Wilber contends that most philosophies and ideologies latch onto one of these quadrants then claim their truth applies to everything. Hence, Marxism, which explains everything in terms of means of production and class warfare, expands a lower right quadrant conclusion to apply to the other three. Or, behaviorism which looks at consciousness from the outside ultimately says that the internal world of consciousness can be reduced merely to external behavior.

Wilber contends that each "ism" identifies a kernel of truth but makes the fatal mistake of saying their kernel is the whole cob! As Wilber likes to say no one is so brilliant that they're 100% wrong. Wilber calls his overall approach "integral" because the AQAL model integrates the four basic dimensions of human experience. Anyone in Wilber's camp are identified as Integral Thinkers.

Not being a static model AQAL incorporates the idea of evolution as well so that people and cultures can develop through these quadrants in an ascending spiral. In fact, Wilber eventually incorporated another model called Spiral Dynamics which uses colors to designate different stages of development in our consciousness. I figure some Objectivists blanch at this New Age sounding jargon but I believe both the AQAL and Spiral Dynamics (SD) models have some validity and explanatory power. I encourage anyone interested in exploring these ideas to check out these web sites.






If I may digress here is what I mean by explanatory power of SD. But first a little background.
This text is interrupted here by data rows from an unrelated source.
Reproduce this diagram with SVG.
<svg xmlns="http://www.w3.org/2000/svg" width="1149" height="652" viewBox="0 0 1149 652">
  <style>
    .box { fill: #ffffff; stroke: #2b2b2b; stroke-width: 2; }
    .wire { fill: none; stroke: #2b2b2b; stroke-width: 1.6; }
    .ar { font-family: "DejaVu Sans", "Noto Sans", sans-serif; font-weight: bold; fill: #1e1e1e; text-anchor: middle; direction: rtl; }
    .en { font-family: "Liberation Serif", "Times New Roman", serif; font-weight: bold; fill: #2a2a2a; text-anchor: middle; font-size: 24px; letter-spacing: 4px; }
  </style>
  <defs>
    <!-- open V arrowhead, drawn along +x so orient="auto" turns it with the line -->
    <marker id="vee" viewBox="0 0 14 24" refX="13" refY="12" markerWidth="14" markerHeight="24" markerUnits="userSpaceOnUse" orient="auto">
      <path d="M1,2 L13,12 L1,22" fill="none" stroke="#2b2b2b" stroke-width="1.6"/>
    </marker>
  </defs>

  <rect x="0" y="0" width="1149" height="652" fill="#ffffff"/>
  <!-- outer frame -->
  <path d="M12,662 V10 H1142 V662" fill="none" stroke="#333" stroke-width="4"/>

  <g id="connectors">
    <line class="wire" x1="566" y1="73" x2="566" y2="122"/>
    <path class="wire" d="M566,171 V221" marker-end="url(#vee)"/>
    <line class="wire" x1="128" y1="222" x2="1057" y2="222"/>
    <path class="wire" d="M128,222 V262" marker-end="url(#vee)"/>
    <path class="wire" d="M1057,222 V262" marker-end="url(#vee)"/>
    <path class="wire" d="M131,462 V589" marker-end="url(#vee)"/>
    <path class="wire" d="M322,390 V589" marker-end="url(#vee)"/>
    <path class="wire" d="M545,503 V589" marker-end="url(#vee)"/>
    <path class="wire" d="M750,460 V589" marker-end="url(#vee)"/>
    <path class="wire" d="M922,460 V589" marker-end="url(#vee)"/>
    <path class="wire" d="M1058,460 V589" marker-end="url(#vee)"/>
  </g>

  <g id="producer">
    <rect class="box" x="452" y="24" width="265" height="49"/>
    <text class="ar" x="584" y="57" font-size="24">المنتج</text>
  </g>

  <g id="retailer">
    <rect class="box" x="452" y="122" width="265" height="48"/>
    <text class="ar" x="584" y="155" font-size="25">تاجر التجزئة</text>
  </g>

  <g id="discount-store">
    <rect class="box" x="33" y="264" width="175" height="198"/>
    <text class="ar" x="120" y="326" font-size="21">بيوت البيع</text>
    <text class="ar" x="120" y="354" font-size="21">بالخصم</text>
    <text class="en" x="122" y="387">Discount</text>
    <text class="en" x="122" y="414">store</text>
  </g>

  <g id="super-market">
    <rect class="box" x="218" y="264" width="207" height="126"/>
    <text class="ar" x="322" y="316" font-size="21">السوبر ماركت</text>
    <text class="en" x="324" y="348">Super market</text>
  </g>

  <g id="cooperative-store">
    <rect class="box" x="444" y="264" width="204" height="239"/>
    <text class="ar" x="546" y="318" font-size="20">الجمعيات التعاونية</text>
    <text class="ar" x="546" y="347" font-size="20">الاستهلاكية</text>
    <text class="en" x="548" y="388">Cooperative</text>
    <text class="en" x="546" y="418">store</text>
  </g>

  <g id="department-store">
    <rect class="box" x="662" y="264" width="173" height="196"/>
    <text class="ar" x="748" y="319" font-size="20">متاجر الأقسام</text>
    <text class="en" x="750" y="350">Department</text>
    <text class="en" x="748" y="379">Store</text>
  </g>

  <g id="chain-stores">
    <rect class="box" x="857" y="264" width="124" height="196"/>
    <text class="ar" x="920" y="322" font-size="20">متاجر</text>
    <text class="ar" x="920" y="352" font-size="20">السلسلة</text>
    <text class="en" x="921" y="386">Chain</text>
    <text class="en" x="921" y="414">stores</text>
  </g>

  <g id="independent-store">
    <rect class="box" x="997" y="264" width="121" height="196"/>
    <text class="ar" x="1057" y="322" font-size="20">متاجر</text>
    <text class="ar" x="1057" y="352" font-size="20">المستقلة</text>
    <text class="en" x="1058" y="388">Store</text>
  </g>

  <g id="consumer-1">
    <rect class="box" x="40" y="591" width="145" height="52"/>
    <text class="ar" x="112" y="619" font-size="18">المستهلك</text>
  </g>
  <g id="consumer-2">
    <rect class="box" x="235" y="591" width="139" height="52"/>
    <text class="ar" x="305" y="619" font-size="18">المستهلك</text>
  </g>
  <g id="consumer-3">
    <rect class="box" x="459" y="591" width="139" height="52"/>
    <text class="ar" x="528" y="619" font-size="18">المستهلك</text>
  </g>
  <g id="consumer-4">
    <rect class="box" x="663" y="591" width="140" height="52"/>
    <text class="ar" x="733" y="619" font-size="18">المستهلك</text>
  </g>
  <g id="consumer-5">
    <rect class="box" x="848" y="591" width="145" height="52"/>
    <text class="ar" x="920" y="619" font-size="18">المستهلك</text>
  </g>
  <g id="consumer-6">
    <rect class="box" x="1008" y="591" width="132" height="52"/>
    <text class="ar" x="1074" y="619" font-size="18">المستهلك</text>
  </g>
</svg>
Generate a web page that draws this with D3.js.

The SD model uses colors to describe each stage of evolutionary development. I want to focus on three of the most recent stages: Blue, Orange and Green. Or. as Stephen McIntosh another Integral author calls them, traditional, modern and postmodern. By traditional (or Blue) we refer to those who value law and order, the market as a governing and disciplining device, belief in God-given rights, religion providing moral order, etc. Blue represents the traditional Republican or conservative.

Orange applies to the Enlightenment mentality: individualism, achievement-oriented, free market as an expression of individuality, reason and science, order is inherent within nature, not imposed by God. Obviously, many libertarians and Objectivists fall into Orange.

Green describes the modern liberal with their belief in egalitarianism, anti-hierarchy, freedom of expression and a concern with the have-nots.

As you can see Blue and Green are more collective oriented while Orange favors the individual. I think it also becomes clear why there is a constant tension in the alliance of traditional Blue conservatives and the modern Orange libertarians and Objectivists. What little common ground they share is constantly threatened by their fundamentally different worldviews. They share a common antipathy for the modern liberal.

You might balk at the idea that in the SD model Green liberals are deemed as more evolved in this scheme. I share this reservation to a degree but ultimately agree for reasons I won't cover now. Wilber too doesn't say that the Green stage is the be-all and end-all. In fact he refers to this level as the "mean Green meme" and wrote a novel titled "Boomeritis" (referring to the excesses of the Green stage) because, despite their kumbaya message, the Greens judge people in other levels just as harshly as conservatives and Objectivists, deny any validity of the earlier stages (thereby undercutting the foundation upon which their stage depends -- which postmodernism carried to the extreme) and suppress debate through political correctness. Worse, they prevent further development beyond Green to what Wilber calls the "second tier" of thinking that incorporates the healthiest parts of the previous levels while jettisoning the unhealthy. Just like every other stage, Green believes they are the most advanced stage of consciousness.

In any case there is a LOT more to AQAL and SD than I can cover or do justice to here. I encourage anyone interested in checking out Wilber's books and the related web sites. I feel I have benefited from their ideas and believe you would too.